Plaintiffs argued that Arizona should adopt “cross-jurisdictional tolling,” which means that a class action filing in another jurisdiction can toll the statute. They began by arguing that Arizona has already adopted “inter-jurisdictional tolling,” i.e., an attempted class action in the same jurisdiction tolls the statute until class status is denied. The U.S. Supreme Court adopted that in a case called American Pipe but not all the states have. Arizona cases have referred to American Pipe a few times and one case, to decide a certified question from the Ninth Circuit, assumed that it would apply. But the Court of Appeals points out that even that case expressly did not decide whether it actually does. And it wouldn’t apply even if Arizona had adopted in since in this case the class action was certified as such and was a federal case, not one in this jurisdiction.
The jurisdiction problem is solved by cross-jurisdictional tolling, which some states have adopted. But none of those states has applied it where certification was granted.
Plaintiffs cite some federal cases in which allowed tolling even though certification was granted but the court distinguishes them because the federal system lacks a savings statute. Arizona has one, which both parties said doesn’t apply. “[B]y enacting this general Arizona savings statute, the Legislature adopted a form of cross-jurisdictional tolling, just not in the form Appellants claim should apply to their claims here.” In other words, the tolling statute can apply to filings in other jurisdictions but doesn’t include class actions. The court declines to read class actions into the statute; the wording isn’t there and the statute “involve[s] ‘very delicate policy decisions that properly belong to the legislative branch of government.’”
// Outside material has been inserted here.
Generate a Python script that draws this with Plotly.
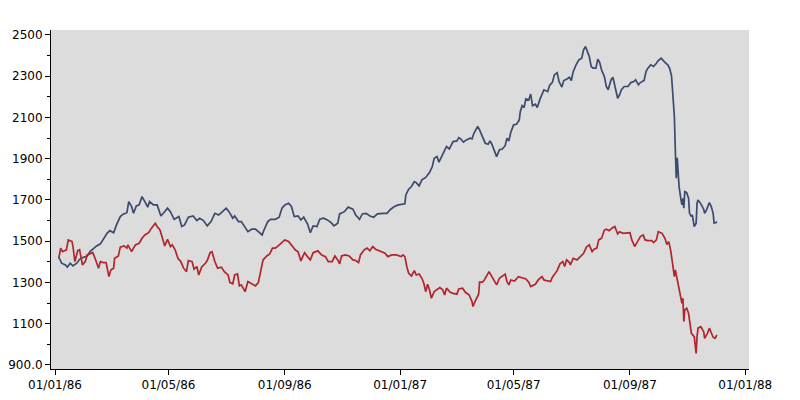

The analysis isn’t the best organized we’ve seen but generally gets the job done. What we’re not clear on is the court’s attitude toward the savings statute. The court says things apparently intended to imply – or that in any event do imply, whether intended or not – that the savings statute as written would indeed apply, that this opinion should not be read as authority that it doesn’t, and that what the plaintiffs are losing is their argument that something new needs to be added to Arizona law. If so, we applaud the court for limiting the analysis to the argument.